Bad news for the people who were wanting to prevent Google from indexing this site: apparently they still do index the site via http://qs321.pair.com/~monkads/, try it: perl site:qs321.pair.com

This URL probably sneaks passed the rule set up on robots.txt because it's in a subdirectory, not in the root.

It may require addition of a slightly modified rule in the robots.txt file in the root of that domain.

Replies are listed 'Best First'.
Re: Google indexes Perlmonks
by demerphq (Chancellor) on Dec 23, 2004 at 13:15 UTC

    Interesting. I think you are right. Somebody out there linked via the server name, and Google found it. I think you are correct that both servers need a robots.txt in their root directory too.

    ---
    demerphq

Re: Google indexes Perlmonks
by Thilosophy (Curate) on Dec 24, 2004 at 01:04 UTC
    Bad news for the people who were wanting to prevent Google from indexing this site.

    I am new here and missed that particular discussion. Why do we want to prevent Google from indexing this site?

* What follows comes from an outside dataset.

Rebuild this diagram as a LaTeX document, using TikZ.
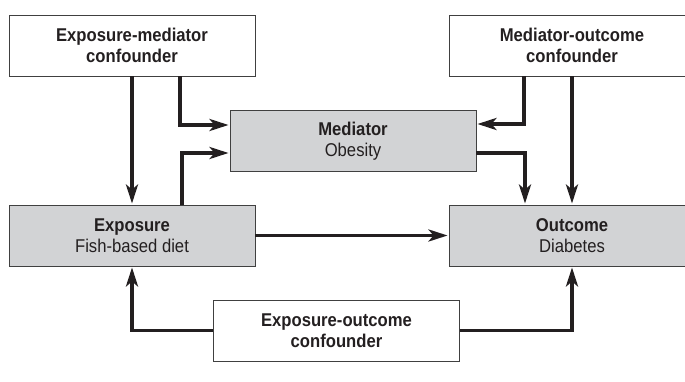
\documentclass[tikz,border=0pt]{standalone}
\usepackage{fontspec}
\setmainfont{Liberation Sans}[FakeStretch=0.9]
\usetikzlibrary{arrows.meta,positioning}
\definecolor{boxgray}{RGB}{210,211,213}
\definecolor{ink}{RGB}{35,31,32}

\begin{document}
\begin{tikzpicture}[x=1pt,y=1pt,shorten >=1pt,on grid,
    box/.style={draw=black!75,line width=0.9pt,minimum width=246pt,minimum height=61pt,
      align=center,text=ink,font=\fontsize{18.5}{21.5}\selectfont},
    var/.style={box,fill=boxgray},
    link/.style={-{Stealth[length=19pt,width=12pt,inset=5pt]},line width=3.5pt,draw=ink}]
        \useasboundingbox (0,0) rectangle (685,-382);
        \node[var] (exp) at (132,-235.5) {\textbf{Exposure}\\Fish-based diet};
        \node[var] (out) [right=440pt of exp] {\textbf{Outcome}\\Diabetes};
        \node[var] (med) [above right=94.5pt and 221pt of exp] {\textbf{Mediator}\\Obesity};
        \node[box] (em) [above=190pt of exp] {\textbf{Exposure-mediator}\\\textbf{confounder}};
        \node[box] (mo) [above=190pt of out] {\textbf{Mediator-outcome}\\\textbf{confounder}};
        \node[box] (eo) [below right=95pt and 204.5pt of exp] {\textbf{Exposure-outcome}\\\textbf{confounder}};
        \draw[link] (em) -- (exp);
        \draw[link] ([xshift=48pt]em.south) |- ([yshift=16pt]med.west);
        \draw[link] ([xshift=50pt]exp.north) |- ([yshift=-12pt]med.west);
        \draw[link] ([xshift=-48pt]mo.south) |- ([yshift=17pt]med.east);
        \draw[link] ([yshift=-12pt]med.east) -| ([xshift=-47pt]out.north);
        \draw[link] (mo) -- (out);
        \draw[link] (exp) -- (out);
        \draw[link] (eo) -| (exp);
        \draw[link] (eo) -| (out);
\end{tikzpicture}
\end{document}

      Mostly because it would include nodelets, such as random bits of chatterbox conversation. That may turn up hits unrelated to what one was searching for. For indexing, thepen spiders the site and builds an offline archive of Perlmonks for consumption by Google. Try google perlmonks site:thepen.com — that will bring up past discussion on this topic too.

      Makeshifts last the longest.

        Considering that it isn't hard to determine a request comes from a google webcrawler, and that it's already possible to reader pages with or without nodelets based on a user profile, it wouldn't be too hard to serve google nodelet free pages, would it?
      I think that's mostly because it captures the Chatterbox nodelet. Searching Google for a username usually brought up a few shreds of Chatterbox conversations. Uh, like it does now, too. (It probably won't in future.) Just search for a username that often appears in the Chatterbox, and select to view the cached result.

      I'm not sure what the line

      # sorry, but misbehaved robots have ruined it for all of you.
      
      means, exactly. I was hoping the person responsible for that line, or for the final decision to block indexing, would have put in his two cents here. Maybe he still will.